→ **Your objective**
With the pictures left out, copy the listing below exactly.
+++ Raw data +++
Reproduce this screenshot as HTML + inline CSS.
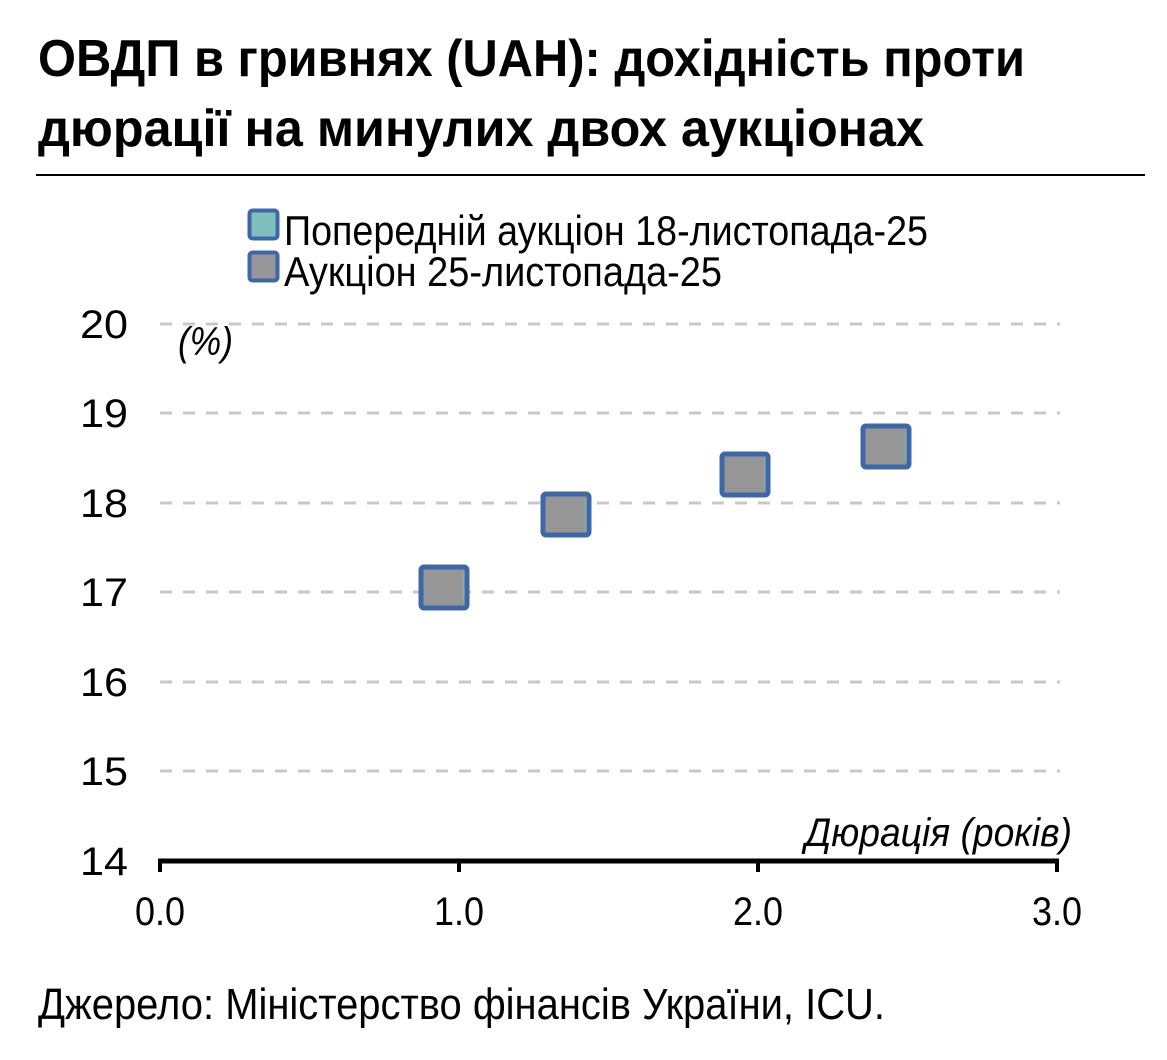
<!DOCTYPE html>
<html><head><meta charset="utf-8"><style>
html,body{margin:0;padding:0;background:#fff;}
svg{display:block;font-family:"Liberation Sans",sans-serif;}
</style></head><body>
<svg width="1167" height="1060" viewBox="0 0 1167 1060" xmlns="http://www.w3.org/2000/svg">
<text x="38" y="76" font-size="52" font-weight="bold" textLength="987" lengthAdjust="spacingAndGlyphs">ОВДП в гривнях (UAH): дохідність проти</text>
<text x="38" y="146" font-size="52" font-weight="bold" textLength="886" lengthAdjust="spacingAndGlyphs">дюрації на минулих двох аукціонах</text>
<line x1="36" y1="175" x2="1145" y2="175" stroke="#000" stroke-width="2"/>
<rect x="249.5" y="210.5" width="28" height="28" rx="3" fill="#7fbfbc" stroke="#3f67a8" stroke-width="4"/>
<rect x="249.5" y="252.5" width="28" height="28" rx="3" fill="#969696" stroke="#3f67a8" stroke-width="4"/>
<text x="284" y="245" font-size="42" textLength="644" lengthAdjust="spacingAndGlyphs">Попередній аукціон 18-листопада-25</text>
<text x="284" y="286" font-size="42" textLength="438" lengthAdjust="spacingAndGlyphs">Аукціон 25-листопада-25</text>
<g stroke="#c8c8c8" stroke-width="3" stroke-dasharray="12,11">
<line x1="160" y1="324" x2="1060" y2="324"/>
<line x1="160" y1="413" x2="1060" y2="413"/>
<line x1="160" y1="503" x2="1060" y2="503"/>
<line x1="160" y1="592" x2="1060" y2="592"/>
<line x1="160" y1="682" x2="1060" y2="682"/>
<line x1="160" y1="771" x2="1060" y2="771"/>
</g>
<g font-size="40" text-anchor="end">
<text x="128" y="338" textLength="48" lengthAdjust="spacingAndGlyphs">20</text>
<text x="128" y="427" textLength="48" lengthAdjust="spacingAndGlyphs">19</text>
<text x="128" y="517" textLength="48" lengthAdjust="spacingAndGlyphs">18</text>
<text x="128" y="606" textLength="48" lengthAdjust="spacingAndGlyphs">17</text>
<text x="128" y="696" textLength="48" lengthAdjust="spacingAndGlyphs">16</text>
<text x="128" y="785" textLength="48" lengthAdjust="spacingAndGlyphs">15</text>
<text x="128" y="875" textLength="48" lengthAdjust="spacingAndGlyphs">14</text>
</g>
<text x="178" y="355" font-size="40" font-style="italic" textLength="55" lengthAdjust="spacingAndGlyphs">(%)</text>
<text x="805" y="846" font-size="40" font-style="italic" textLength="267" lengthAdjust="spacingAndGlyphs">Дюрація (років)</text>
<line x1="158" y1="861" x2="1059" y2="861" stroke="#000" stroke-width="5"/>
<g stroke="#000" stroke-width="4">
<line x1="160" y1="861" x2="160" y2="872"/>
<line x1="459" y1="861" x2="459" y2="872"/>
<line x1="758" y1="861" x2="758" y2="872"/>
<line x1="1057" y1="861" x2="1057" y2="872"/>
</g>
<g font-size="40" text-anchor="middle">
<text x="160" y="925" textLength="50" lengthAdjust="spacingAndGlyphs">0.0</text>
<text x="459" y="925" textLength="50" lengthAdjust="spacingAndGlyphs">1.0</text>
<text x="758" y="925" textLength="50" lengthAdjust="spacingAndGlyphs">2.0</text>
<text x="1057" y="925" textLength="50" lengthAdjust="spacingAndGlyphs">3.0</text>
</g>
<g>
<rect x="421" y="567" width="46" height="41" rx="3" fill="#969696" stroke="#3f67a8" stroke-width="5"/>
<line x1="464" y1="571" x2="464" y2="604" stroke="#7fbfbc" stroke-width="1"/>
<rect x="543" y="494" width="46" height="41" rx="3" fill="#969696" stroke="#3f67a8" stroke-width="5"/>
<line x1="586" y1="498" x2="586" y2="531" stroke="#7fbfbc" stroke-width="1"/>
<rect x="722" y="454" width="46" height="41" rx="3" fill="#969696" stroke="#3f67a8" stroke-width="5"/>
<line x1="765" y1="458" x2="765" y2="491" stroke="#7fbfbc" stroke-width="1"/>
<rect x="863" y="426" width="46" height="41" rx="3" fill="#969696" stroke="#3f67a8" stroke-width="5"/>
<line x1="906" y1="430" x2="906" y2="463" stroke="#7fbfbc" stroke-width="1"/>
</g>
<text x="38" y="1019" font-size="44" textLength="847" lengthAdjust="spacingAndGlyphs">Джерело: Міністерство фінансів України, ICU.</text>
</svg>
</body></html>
+++
→ **Result of this task**
Reproduce this screenshot as HTML + inline CSS.
<!DOCTYPE html>
<html><head><meta charset="utf-8"><style>
html,body{margin:0;padding:0;background:#fff;}
svg{display:block;font-family:"Liberation Sans",sans-serif;}
</style></head><body>
<svg width="1167" height="1060" viewBox="0 0 1167 1060" xmlns="http://www.w3.org/2000/svg">
<text x="38" y="76" font-size="52" font-weight="bold" textLength="987" lengthAdjust="spacingAndGlyphs">ОВДП в гривнях (UAH): дохідність проти</text>
<text x="38" y="146" font-size="52" font-weight="bold" textLength="886" lengthAdjust="spacingAndGlyphs">дюрації на минулих двох аукціонах</text>
<line x1="36" y1="175" x2="1145" y2="175" stroke="#000" stroke-width="2"/>
<rect x="249.5" y="210.5" width="28" height="28" rx="3" fill="#7fbfbc" stroke="#3f67a8" stroke-width="4"/>
<rect x="249.5" y="252.5" width="28" height="28" rx="3" fill="#969696" stroke="#3f67a8" stroke-width="4"/>
<text x="284" y="245" font-size="42" textLength="644" lengthAdjust="spacingAndGlyphs">Попередній аукціон 18-листопада-25</text>
<text x="284" y="286" font-size="42" textLength="438" lengthAdjust="spacingAndGlyphs">Аукціон 25-листопада-25</text>
<g stroke="#c8c8c8" stroke-width="3" stroke-dasharray="12,11">
<line x1="160" y1="324" x2="1060" y2="324"/>
<line x1="160" y1="413" x2="1060" y2="413"/>
<line x1="160" y1="503" x2="1060" y2="503"/>
<line x1="160" y1="592" x2="1060" y2="592"/>
<line x1="160" y1="682" x2="1060" y2="682"/>
<line x1="160" y1="771" x2="1060" y2="771"/>
</g>
<g font-size="40" text-anchor="end">
<text x="128" y="338" textLength="48" lengthAdjust="spacingAndGlyphs">20</text>
<text x="128" y="427" textLength="48" lengthAdjust="spacingAndGlyphs">19</text>
<text x="128" y="517" textLength="48" lengthAdjust="spacingAndGlyphs">18</text>
<text x="128" y="606" textLength="48" lengthAdjust="spacingAndGlyphs">17</text>
<text x="128" y="696" textLength="48" lengthAdjust="spacingAndGlyphs">16</text>
<text x="128" y="785" textLength="48" lengthAdjust="spacingAndGlyphs">15</text>
<text x="128" y="875" textLength="48" lengthAdjust="spacingAndGlyphs">14</text>
</g>
<text x="178" y="355" font-size="40" font-style="italic" textLength="55" lengthAdjust="spacingAndGlyphs">(%)</text>
<text x="805" y="846" font-size="40" font-style="italic" textLength="267" lengthAdjust="spacingAndGlyphs">Дюрація (років)</text>
<line x1="158" y1="861" x2="1059" y2="861" stroke="#000" stroke-width="5"/>
<g stroke="#000" stroke-width="4">
<line x1="160" y1="861" x2="160" y2="872"/>
<line x1="459" y1="861" x2="459" y2="872"/>
<line x1="758" y1="861" x2="758" y2="872"/>
<line x1="1057" y1="861" x2="1057" y2="872"/>
</g>
<g font-size="40" text-anchor="middle">
<text x="160" y="925" textLength="50" lengthAdjust="spacingAndGlyphs">0.0</text>
<text x="459" y="925" textLength="50" lengthAdjust="spacingAndGlyphs">1.0</text>
<text x="758" y="925" textLength="50" lengthAdjust="spacingAndGlyphs">2.0</text>
<text x="1057" y="925" textLength="50" lengthAdjust="spacingAndGlyphs">3.0</text>
</g>
<g>
<rect x="421" y="567" width="46" height="41" rx="3" fill="#969696" stroke="#3f67a8" stroke-width="5"/>
<line x1="464" y1="571" x2="464" y2="604" stroke="#7fbfbc" stroke-width="1"/>
<rect x="543" y="494" width="46" height="41" rx="3" fill="#969696" stroke="#3f67a8" stroke-width="5"/>
<line x1="586" y1="498" x2="586" y2="531" stroke="#7fbfbc" stroke-width="1"/>
<rect x="722" y="454" width="46" height="41" rx="3" fill="#969696" stroke="#3f67a8" stroke-width="5"/>
<line x1="765" y1="458" x2="765" y2="491" stroke="#7fbfbc" stroke-width="1"/>
<rect x="863" y="426" width="46" height="41" rx="3" fill="#969696" stroke="#3f67a8" stroke-width="5"/>
<line x1="906" y1="430" x2="906" y2="463" stroke="#7fbfbc" stroke-width="1"/>
</g>
<text x="38" y="1019" font-size="44" textLength="847" lengthAdjust="spacingAndGlyphs">Джерело: Міністерство фінансів України, ICU.</text>
</svg>
</body></html>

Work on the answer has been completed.